Attorney General William Tong and federal prosecutors have secured a $145,720 settlement from a Branford medical laboratory and its owner after she concealed key relationships from Connecticut Medicaid in order to obtain enrollment her lab would not otherwise have qualified for.
Tricia Conroy owned and operated Coastal Diagnostics, LLC (Coastal), a reference laboratory in Branford. When applying for Medicaid enrollment, Conroy did not disclose that her husband, Paul Conroy, owned a related Branford lab, Genco Lab, LLC (Genco), and that she served as Genco's Chief Operating Officer. The undisclosed relationships would have disqualified Coastal from enrollment entirely. Genco was under a payment suspension and fraud investigation at the time of Coastal's application, and Connecticut Medicaid's rules would have blocked approval had the connections been accurately reported.

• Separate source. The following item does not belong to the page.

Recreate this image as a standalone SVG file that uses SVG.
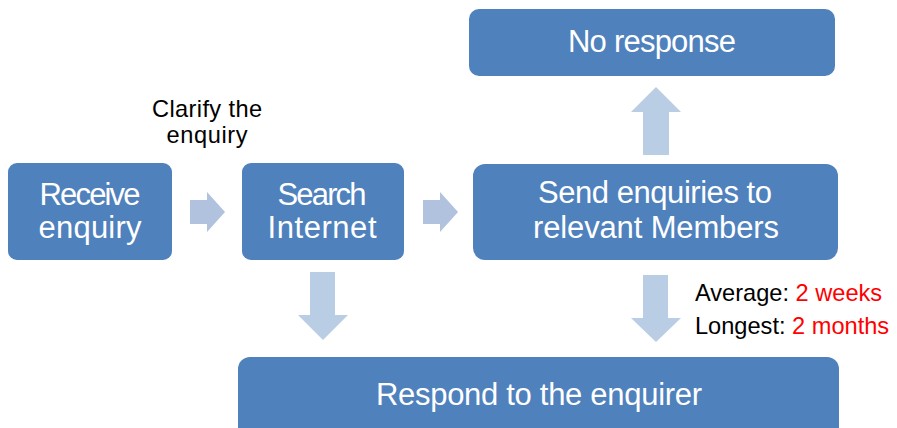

Coastal submitted claims for laboratory services before Connecticut Medicaid identified the connection between the two labs and terminated Coastal's provider agreement. The $145,720 settlement covers claims submitted between March 6 and June 3, 2024.
The case extends a pattern of enforcement involving the same Branford address. In August 2025, Genco and its owners paid $1,255,825 to settle allegations that they billed government health care programs for medically unnecessary urine drug tests.
"Healthcare providers who participate in taxpayer funded healthcare plans have an obligation to provide accurate and truthful information to the government," said Attorney General Tong. "My office stands ready, with our federal and state partners, to take strong action to protect the integrity of our healthcare programs."
Tong announced the settlement alongside U.S. Attorney for the District of Connecticut David X. Sullivan. Coastal has been terminated from the Connecticut Medicaid program.